Gunmen in armoured vehicles have stormed a village in Kosovo, battling police and barricading themselves in a Serbian Orthodox monastery.
Kosovo police said one officer and three of about 30 attackers were killed in shootouts around the village of Banjska on Sunday.
Monks and pilgrims were locked in the monastery’s temple, the church said, as the siege raged for hours.
Ethnic Albanians form more than 90 percent of the population in Kosovo, a former province of Serbia, but Serbs are the majority in the north and there were clashes in May that injured dozens of protesters and NATO alliance peacekeepers.
The Serbs have never accepted Kosovo’s 2008 declaration of independence and still see Belgrade as their capital more than two decades after the Kosovo Albanian uprising against Serbian rule.
It was not immediately clear who was behind Sunday’s violence, but Kosovo’s Prime Minister Albin Kurti and Interior Minister Xhelal Svecla blamed “Serbia-sponsored criminals”.
“They are professionals, with military and police backgrounds,” said Kurti, urging their surrender.
The Serbian Orthodox Church’s diocese of Raska-Prizren, which includes Banjska, said men in an armoured vehicle stormed the monastery compound, forcing monks and visiting faithful to lock themselves inside the temple.
“Armed masked men move around the courtyard and occasional gunshots are heard,” it said in a statement.
“The Diocese strongly condemns the open violence being applied at the Serbian Orthodox Church religious facility, urging all sides to end the conflict as soon as possible.”
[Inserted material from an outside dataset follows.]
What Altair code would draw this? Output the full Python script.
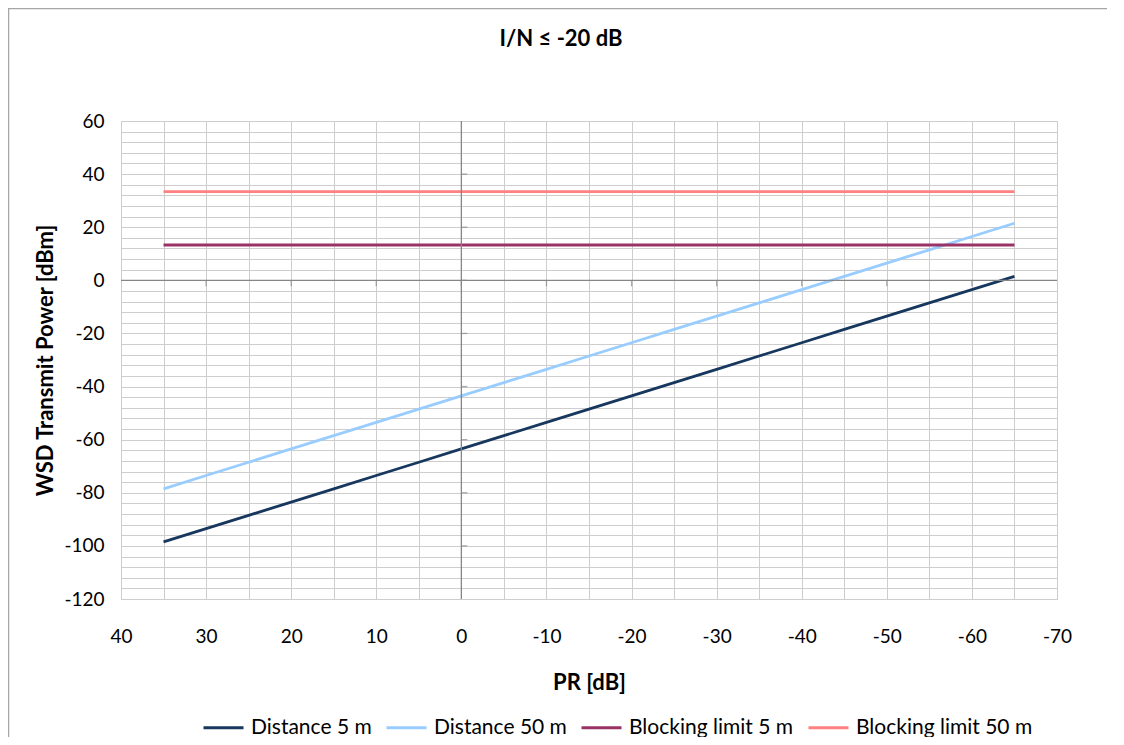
import altair as alt
import pandas as pd

# ---- data ----
pr_values = [35, 30, 25, 20, 15, 10, 5, 0, -5, -10, -15, -20, -25, -30, -35, -40, -45, -50, -55, -60, -65]
dist_5m = [-98.5, -93.5, -88.5, -83.5, -78.5, -73.5, -68.5, -63.5, -58.5, -53.5, -48.5,
           -43.5, -38.5, -33.5, -28.5, -23.5, -18.5, -13.5, -8.5, -3.5, 1.5]
dist_50m = [-78.5, -73.5, -68.5, -63.5, -58.5, -53.5, -48.5, -43.5, -38.5, -33.5, -28.5,
            -23.5, -18.5, -13.5, -8.5, -3.5, 1.5, 6.5, 11.5, 16.5, 21.5]
block_5m = [13.3] * len(pr_values)
block_50m = [33.4] * len(pr_values)

series_names = ["Distance 5 m", "Distance 50 m", "Blocking limit 5 m", "Blocking limit 50 m"]
series_colors = ["#17375E", "#99CCFF", "#993366", "#FF8080"]

x_tick_labels = [40, 30, 20, 10, 0, -10, -20, -30, -40, -50, -60, -70]
y_tick_labels = [-120, -100, -80, -60, -40, -20, 0, 20, 40, 60]
x_grid_values = [40, 35, 30, 25, 20, 15, 10, 5, 0, -5, -10, -15, -20, -25, -30, -35, -40, -45, -50, -55, -60, -65, -70]
y_grid_values = list(range(-120, 61, 4))

rows = []
for name, vals in zip(series_names, [dist_5m, dist_50m, block_5m, block_50m]):
    for p, v in zip(pr_values, vals):
        rows.append({"PR": p, "Power": v, "Series": name})
df = pd.DataFrame(rows)

W, H = 936, 478
FONT = "Lato"
MINUS = "\u2212"

xscale = alt.Scale(domain=[-70, 40], reverse=True, nice=False, zero=False)
yscale = alt.Scale(domain=[-120, 60], nice=False, zero=False)

xaxis = alt.Axis(values=x_grid_values,
                 labelExpr=f"datum.value % 10 == 0 ? replace(datum.label, '{MINUS}', '-') : ''",
                 grid=True, gridColor="#CDCDCD", gridWidth=1, ticks=False, domain=False,
                 labelFontSize=19, labelColor="#000", labelPadding=28, labelFont=FONT,
                 labelFlush=False, labelOverlap=False,
                 title="PR [dB]", titleFontSize=22, titleFont=FONT, titleFontWeight="bold",
                 titleColor="#000", titleY=83, titleBaseline="middle")
yaxis = alt.Axis(values=y_grid_values,
                 labelExpr=f"datum.value % 20 == 0 ? replace(datum.label, '{MINUS}', '-') : ''",
                 grid=True, gridColor="#CDCDCD", gridWidth=1, ticks=False, domain=False,
                 labelFontSize=19, labelColor="#000", labelPadding=17, labelFont=FONT,
                 labelFlush=False, labelOverlap=False,
                 title="WSD Transmit Power [dBm]", titleFontSize=22, titleFont=FONT,
                 titleFontWeight="bold", titleColor="#000", titleX=-76, titleBaseline="middle")


def X(field):
    return alt.X(field, scale=xscale, axis=xaxis)


def Y(field):
    return alt.Y(field, scale=yscale, axis=yaxis)


lines = alt.Chart(df).mark_line(strokeWidth=2.8, clip=True).encode(
    x=X("PR:Q"),
    y=Y("Power:Q"),
    color=alt.Color("Series:N",
                    scale=alt.Scale(domain=series_names, range=series_colors),
                    sort=series_names,
                    legend=alt.Legend(title=None, orient="none", direction="horizontal",
                                      legendX=81, legendY=585, symbolType="stroke",
                                      symbolSize=1600, symbolStrokeWidth=3, padding=0,
                                      labelFontSize=21, labelFont=FONT, labelColor="#000",
                                      labelLimit=400, labelOffset=6, columnPadding=8)),
    order=alt.Order("PR:Q", sort="descending"),
)

zero_df = pd.DataFrame({"PR": [0], "Power": [0]})
vline = alt.Chart(zero_df).mark_rule(color="#868686", strokeWidth=1.3).encode(x=X("PR:Q"))
hline = alt.Chart(zero_df).mark_rule(color="#868686", strokeWidth=1.3).encode(y=Y("Power:Q"))

xt_df = pd.DataFrame({"PR": x_tick_labels[1:-1], "Power": [0] * (len(x_tick_labels) - 2)})
xticks = alt.Chart(xt_df).mark_tick(orient="vertical", size=6, yOffset=3,
                                    color="#868686", thickness=1.3).encode(
    x=X("PR:Q"), y=Y("Power:Q"))
yt_df = pd.DataFrame({"Power": y_tick_labels[1:-1], "PR": [0] * (len(y_tick_labels) - 2)})
yticks = alt.Chart(yt_df).mark_tick(orient="horizontal", size=6, xOffset=3,
                                    color="#868686", thickness=1.3).encode(
    x=X("PR:Q"), y=Y("Power:Q"))

frame = alt.Chart(pd.DataFrame({"a": [0]})).mark_rect(
    fill="transparent", fillOpacity=0, stroke="#A6A6A6", strokeWidth=1.5, clip=False).encode(
    x=alt.value(-112.5), x2=alt.value(W + 200), y=alt.value(-112.5), y2=alt.value(H + 300))

chart = alt.layer(frame, lines, vline, hline, xticks, yticks).properties(
    width=W, height=H,
    title=alt.TitleParams("I/N ≤ -20 dB", fontSize=22, font=FONT, fontWeight="bold",
                          color="#000", anchor="middle", dx=-28, offset=-43),
    autosize=alt.AutoSizeParams(type="none"),
    padding={"left": 113, "top": 113, "right": 50, "bottom": 138},
).configure_view(stroke="#000", strokeWidth=1.5).configure(background="white")

chart.save("out.html", embed_options={"renderer": "svg", "actions": False})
Kosovo police said that two trucks with no licence plates had blocked a bridge at the entrance of the village. Three police units were sent to unblock it but came under fire from different positions with different weapons, hand grenades and bombs.
The latest incident has forced Kosovo to shut its border crossing with Serbia in Jarinje, according to the Albanian language news site published in Kosovo, Telegrafi.
Kosovar President Vjosa Osmani, who is in New York at the United Nations General Assembly, denounced the killing and the “attacks against the Republic of Kosovo’s sovereignty”.
“Such attacks testify once again [to] the destabilising power of the criminal bands organised from Serbia which for a long time … are destabilising Kosovo and the region,” she said.
There was no immediate comment from Serbian officials on the incident and the accusation. Serbian President Aleksandar Vucic was expected to give a statement later.
‘Hideous attack’
The European Union’s top diplomat, Josep Borrell, fiercely condemned the “hideous attack” on Sunday, and called for the violence to cease.
“All facts about the attack need to be established. The responsible perpetrators must face justice,” he said.
Miroslav Lajčák, the EU special representative for Belgrade-Pristina dialogue, condemned the “horrific attack” on social media, adding that any form of violence is “absolutely unacceptable.”
Erion Veliaj, the mayor of Tirana, Albania, also issued a statement calling the incident “unparalleled barbarism”, according to the news website 360grade.
Meanwhile, KFOR, a NATO-led international peacekeeping force in Kosovo, has said that it continues to closely monitor the situation in Banjska, and its troops were present nearby and ready to respond if required.
Tensions have been smouldering for months in the former Serbian province following Kosovo’s decision to install ethnic Albanian mayors in four Serb-majority municipalities last May.
The decision ignited clashes that left more than 90 NATO peacekeeping soldiers and some 50 Serb protesters injured in northern Kosovo.
Ethnic Albanians form more than 90 percent of the population in Kosovo, with Serbs being the majority only in its northern region, near the Serbian border, where a Serb-majority municipalities association is planned.
EU-sponsored talks on normalising relations between Kosovo and Serbia, two former wartime foes, stalled again last week, with Borrell blaming Kurti for failing to set up the association of Serb-majority municipalities, which would give them more autonomy.
In February, the EU put forward a 10-point plan to end months of political crises. Kurti and Vucic gave their approval at the time, but with some reservations that have still not been resolved.